BEGIN SOURCE EXCERPT

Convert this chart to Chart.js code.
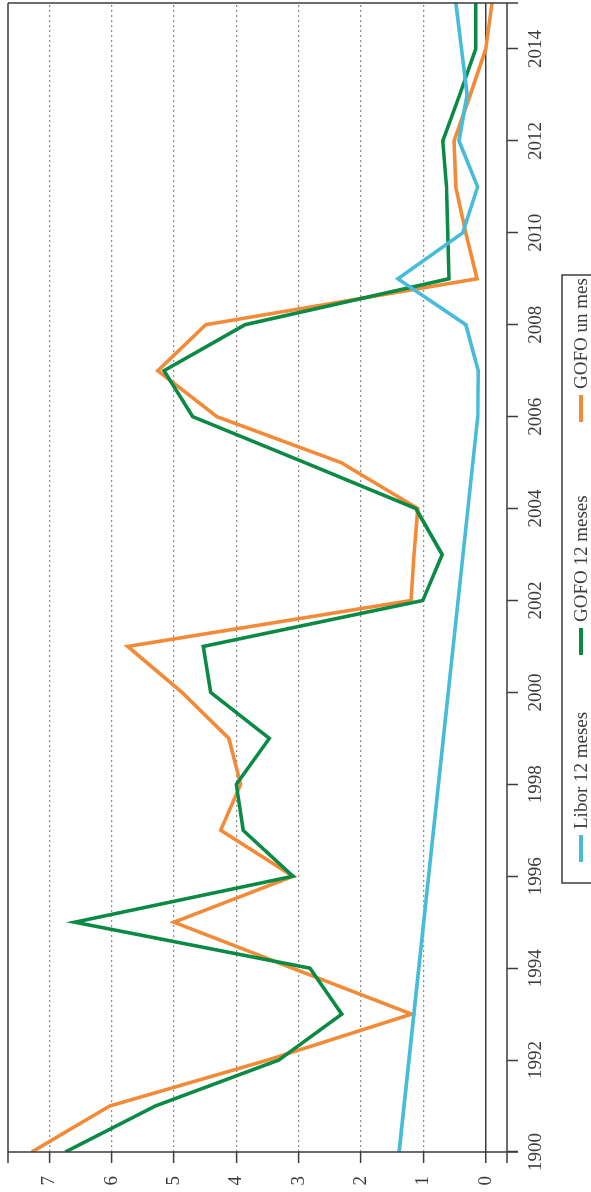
<!DOCTYPE html>
<html>
<head>
<meta charset="utf-8">
<script src="https://cdn.jsdelivr.net/npm/chart.js@4.4.0/dist/chart.umd.min.js"></script>
<style>
html, body { margin: 0; padding: 0; background: #fff; overflow: hidden; }
#wrap {
  position: absolute; left: 0; top: 0;
  width: 1192px; height: 591px;
  transform-origin: 0 0;
  transform: translate(0, 1192px) rotate(-90deg);
}
</style>
</head>
<body>
<div id="wrap"><canvas id="chart" width="1192" height="591"></canvas></div>
<script>
// data (percent)
const years = [1990, 1991, 1992, 1993, 1994, 1995, 1996, 1997, 1998, 1999, 2000, 2001, 2002,
               2003, 2004, 2005, 2006, 2007, 2008, 2009, 2010, 2011, 2012, 2013, 2014, 2015];
const gofoUnMes = [7.28, 6.03, 3.5, 1.19, 3.1, 5.0, 3.09, 4.25, 3.93, 4.12, 4.87, 5.74, 1.2,
                   1.15, 1.09, 2.32, 4.31, 5.26, 4.49, 0.14, 0.32, 0.48, 0.51, 0.25, 0.0, -0.1];
const gofo12Meses = [6.74, 5.3, 3.32, 2.31, 2.82, 6.59, 3.09, 3.89, 4.0, 3.47, 4.41, 4.53, 1.01,
                     0.7, 1.12, 2.9, 4.7, 5.16, 3.86, 0.59, 0.61, 0.63, 0.69, 0.42, 0.16, 0.16];
const liborYears = [1990, 2006, 2007, 2008, 2009, 2010, 2011, 2012, 2013, 2014, 2015];
const libor12Meses = [1.39, 0.13, 0.12, 0.32, 1.41, 0.37, 0.13, 0.43, 0.3, 0.39, 0.48];

const yearTicks = [1990, 1992, 1994, 1996, 1998, 2000, 2002, 2004, 2006, 2008, 2010, 2012, 2014];
const yearLabels = ['1900', '1992', '1994', '1996', '1998', '2000', '2002', '2004', '2006',
                    '2008', '2010', '2012', '2014'];
const valueTicks = [0, 1, 2, 3, 4, 5, 6, 7];

const seriesNames = ['Libor 12 meses', 'GOFO 12 meses', 'GOFO un mes'];
const seriesColors = ['#46bcd8', '#0a8a45', '#f28a38'];

const axisColor = '#3c3c3c';
const gridColor = '#8c8c8c';
const fontFamily = '"Liberation Serif", "DejaVu Serif", serif';

const toPoints = (xs, ys) => xs.map((x, i) => ({ x: x, y: ys[i] }));

// box, axis lines and their little overhangs
const framePlugin = {
  id: 'frame',
  afterDraw(chart) {
    const { ctx, chartArea: a } = chart;
    const ext = 11;
    ctx.save();
    ctx.strokeStyle = axisColor;
    ctx.lineWidth = 1.5;
    ctx.beginPath();
    ctx.moveTo(a.left - ext, a.top); ctx.lineTo(a.right, a.top);
    ctx.moveTo(a.left - ext, a.bottom); ctx.lineTo(a.right, a.bottom);
    ctx.moveTo(a.left, a.top); ctx.lineTo(a.left, a.bottom + ext);
    ctx.moveTo(a.right, a.top); ctx.lineTo(a.right, a.bottom + ext);
    ctx.stroke();
    ctx.restore();
  }
};

// legend in an open box under the axis
const legendPlugin = {
  id: 'boxLegend',
  afterDraw(chart) {
    const ctx = chart.ctx;
    const starts = [330, 537, 770];
    ctx.save();
    ctx.strokeStyle = axisColor;
    ctx.lineWidth = 1.5;
    ctx.strokeRect(309, 562, 608, 60);
    ctx.font = '19px ' + fontFamily;
    ctx.textBaseline = 'alphabetic';
    chart.data.datasets.forEach((ds, i) => {
      ctx.fillStyle = ds.borderColor;
      ctx.fillRect(starts[i], 579, 27, 4);
      ctx.fillStyle = axisColor;
      ctx.fillText(ds.label, starts[i] + 33, 587);
    });
    ctx.restore();
  }
};

const ctx = document.getElementById('chart').getContext('2d');
const chart = new Chart(ctx, {
  type: 'line',
  data: {
    datasets: [
      { label: seriesNames[0], data: toPoints(liborYears, libor12Meses) },
      { label: seriesNames[1], data: toPoints(years, gofo12Meses) },
      { label: seriesNames[2], data: toPoints(years, gofoUnMes) }
    ].map((ds, i) => Object.assign(ds, {
      borderColor: seriesColors[i],
      backgroundColor: seriesColors[i],
      borderWidth: 3.6,
      pointRadius: 0,
      tension: 0,
      borderJoinStyle: 'miter',
      fill: false
    }))
  },
  options: {
    responsive: false,
    animation: false,
    layout: { padding: { top: 8, right: 3, left: 0, bottom: 0 } },
    plugins: { legend: { display: false }, tooltip: { enabled: false } },
    scales: {
      x: {
        type: 'linear',
        min: 1990,
        max: 2015,
        afterBuildTicks: s => { s.ticks = yearTicks.map(v => ({ value: v })); },
        afterFit: s => { s.height = 84; s.paddingLeft = 0; s.paddingRight = 0; },
        ticks: {
          autoSkip: false,
          maxRotation: 0,
          padding: 7,
          color: axisColor,
          font: { family: fontFamily, size: 19 },
          callback: (v, i) => yearLabels[i]
        },
        grid: { drawOnChartArea: false, tickLength: 11, tickColor: axisColor, tickWidth: 1.5 },
        border: { display: false }
      },
      y: {
        min: -0.34,
        max: 7.66,
        afterBuildTicks: s => { s.ticks = valueTicks.map(v => ({ value: v })); },
        afterFit: s => { s.width = 40; s.paddingTop = 0; s.paddingBottom = 0; },
        ticks: {
          padding: 13,
          color: axisColor,
          font: { family: fontFamily, size: 19 }
        },
        grid: {
          tickLength: 11,
          tickColor: axisColor,
          tickWidth: 1.5,
          tickBorderDash: [],
          color: c => (c.tick && c.tick.value === 0) ? axisColor : gridColor,
          lineWidth: c => (c.tick && c.tick.value === 0) ? 1.5 : 1.2
        },
        border: {
          display: false,
          dash: c => (c.tick && c.tick.value !== 0) ? [2, 3] : []
        }
      }
    }
  },
  plugins: [framePlugin, legendPlugin]
});
</script>
</body>
</html>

END SOURCE EXCERPT

EXERCISE DIRECTIONS - Write out the data precisely as given, excluding the pictures.

SOLUTION TO THIS TASK -
Convert this chart to Chart.js code.
<!DOCTYPE html>
<html>
<head>
<meta charset="utf-8">
<script src="https://cdn.jsdelivr.net/npm/chart.js@4.4.0/dist/chart.umd.min.js"></script>
<style>
html, body { margin: 0; padding: 0; background: #fff; overflow: hidden; }
#wrap {
  position: absolute; left: 0; top: 0;
  width: 1192px; height: 591px;
  transform-origin: 0 0;
  transform: translate(0, 1192px) rotate(-90deg);
}
</style>
</head>
<body>
<div id="wrap"><canvas id="chart" width="1192" height="591"></canvas></div>
<script>
// data (percent)
const years = [1990, 1991, 1992, 1993, 1994, 1995, 1996, 1997, 1998, 1999, 2000, 2001, 2002,
               2003, 2004, 2005, 2006, 2007, 2008, 2009, 2010, 2011, 2012, 2013, 2014, 2015];
const gofoUnMes = [7.28, 6.03, 3.5, 1.19, 3.1, 5.0, 3.09, 4.25, 3.93, 4.12, 4.87, 5.74, 1.2,
                   1.15, 1.09, 2.32, 4.31, 5.26, 4.49, 0.14, 0.32, 0.48, 0.51, 0.25, 0.0, -0.1];
const gofo12Meses = [6.74, 5.3, 3.32, 2.31, 2.82, 6.59, 3.09, 3.89, 4.0, 3.47, 4.41, 4.53, 1.01,
                     0.7, 1.12, 2.9, 4.7, 5.16, 3.86, 0.59, 0.61, 0.63, 0.69, 0.42, 0.16, 0.16];
const liborYears = [1990, 2006, 2007, 2008, 2009, 2010, 2011, 2012, 2013, 2014, 2015];
const libor12Meses = [1.39, 0.13, 0.12, 0.32, 1.41, 0.37, 0.13, 0.43, 0.3, 0.39, 0.48];

const yearTicks = [1990, 1992, 1994, 1996, 1998, 2000, 2002, 2004, 2006, 2008, 2010, 2012, 2014];
const yearLabels = ['1900', '1992', '1994', '1996', '1998', '2000', '2002', '2004', '2006',
                    '2008', '2010', '2012', '2014'];
const valueTicks = [0, 1, 2, 3, 4, 5, 6, 7];

const seriesNames = ['Libor 12 meses', 'GOFO 12 meses', 'GOFO un mes'];
const seriesColors = ['#46bcd8', '#0a8a45', '#f28a38'];

const axisColor = '#3c3c3c';
const gridColor = '#8c8c8c';
const fontFamily = '"Liberation Serif", "DejaVu Serif", serif';

const toPoints = (xs, ys) => xs.map((x, i) => ({ x: x, y: ys[i] }));

// box, axis lines and their little overhangs
const framePlugin = {
  id: 'frame',
  afterDraw(chart) {
    const { ctx, chartArea: a } = chart;
    const ext = 11;
    ctx.save();
    ctx.strokeStyle = axisColor;
    ctx.lineWidth = 1.5;
    ctx.beginPath();
    ctx.moveTo(a.left - ext, a.top); ctx.lineTo(a.right, a.top);
    ctx.moveTo(a.left - ext, a.bottom); ctx.lineTo(a.right, a.bottom);
    ctx.moveTo(a.left, a.top); ctx.lineTo(a.left, a.bottom + ext);
    ctx.moveTo(a.right, a.top); ctx.lineTo(a.right, a.bottom + ext);
    ctx.stroke();
    ctx.restore();
  }
};

// legend in an open box under the axis
const legendPlugin = {
  id: 'boxLegend',
  afterDraw(chart) {
    const ctx = chart.ctx;
    const starts = [330, 537, 770];
    ctx.save();
    ctx.strokeStyle = axisColor;
    ctx.lineWidth = 1.5;
    ctx.strokeRect(309, 562, 608, 60);
    ctx.font = '19px ' + fontFamily;
    ctx.textBaseline = 'alphabetic';
    chart.data.datasets.forEach((ds, i) => {
      ctx.fillStyle = ds.borderColor;
      ctx.fillRect(starts[i], 579, 27, 4);
      ctx.fillStyle = axisColor;
      ctx.fillText(ds.label, starts[i] + 33, 587);
    });
    ctx.restore();
  }
};

const ctx = document.getElementById('chart').getContext('2d');
const chart = new Chart(ctx, {
  type: 'line',
  data: {
    datasets: [
      { label: seriesNames[0], data: toPoints(liborYears, libor12Meses) },
      { label: seriesNames[1], data: toPoints(years, gofo12Meses) },
      { label: seriesNames[2], data: toPoints(years, gofoUnMes) }
    ].map((ds, i) => Object.assign(ds, {
      borderColor: seriesColors[i],
      backgroundColor: seriesColors[i],
      borderWidth: 3.6,
      pointRadius: 0,
      tension: 0,
      borderJoinStyle: 'miter',
      fill: false
    }))
  },
  options: {
    responsive: false,
    animation: false,
    layout: { padding: { top: 8, right: 3, left: 0, bottom: 0 } },
    plugins: { legend: { display: false }, tooltip: { enabled: false } },
    scales: {
      x: {
        type: 'linear',
        min: 1990,
        max: 2015,
        afterBuildTicks: s => { s.ticks = yearTicks.map(v => ({ value: v })); },
        afterFit: s => { s.height = 84; s.paddingLeft = 0; s.paddingRight = 0; },
        ticks: {
          autoSkip: false,
          maxRotation: 0,
          padding: 7,
          color: axisColor,
          font: { family: fontFamily, size: 19 },
          callback: (v, i) => yearLabels[i]
        },
        grid: { drawOnChartArea: false, tickLength: 11, tickColor: axisColor, tickWidth: 1.5 },
        border: { display: false }
      },
      y: {
        min: -0.34,
        max: 7.66,
        afterBuildTicks: s => { s.ticks = valueTicks.map(v => ({ value: v })); },
        afterFit: s => { s.width = 40; s.paddingTop = 0; s.paddingBottom = 0; },
        ticks: {
          padding: 13,
          color: axisColor,
          font: { family: fontFamily, size: 19 }
        },
        grid: {
          tickLength: 11,
          tickColor: axisColor,
          tickWidth: 1.5,
          tickBorderDash: [],
          color: c => (c.tick && c.tick.value === 0) ? axisColor : gridColor,
          lineWidth: c => (c.tick && c.tick.value === 0) ? 1.5 : 1.2
        },
        border: {
          display: false,
          dash: c => (c.tick && c.tick.value !== 0) ? [2, 3] : []
        }
      }
    }
  },
  plugins: [framePlugin, legendPlugin]
});
</script>
</body>
</html>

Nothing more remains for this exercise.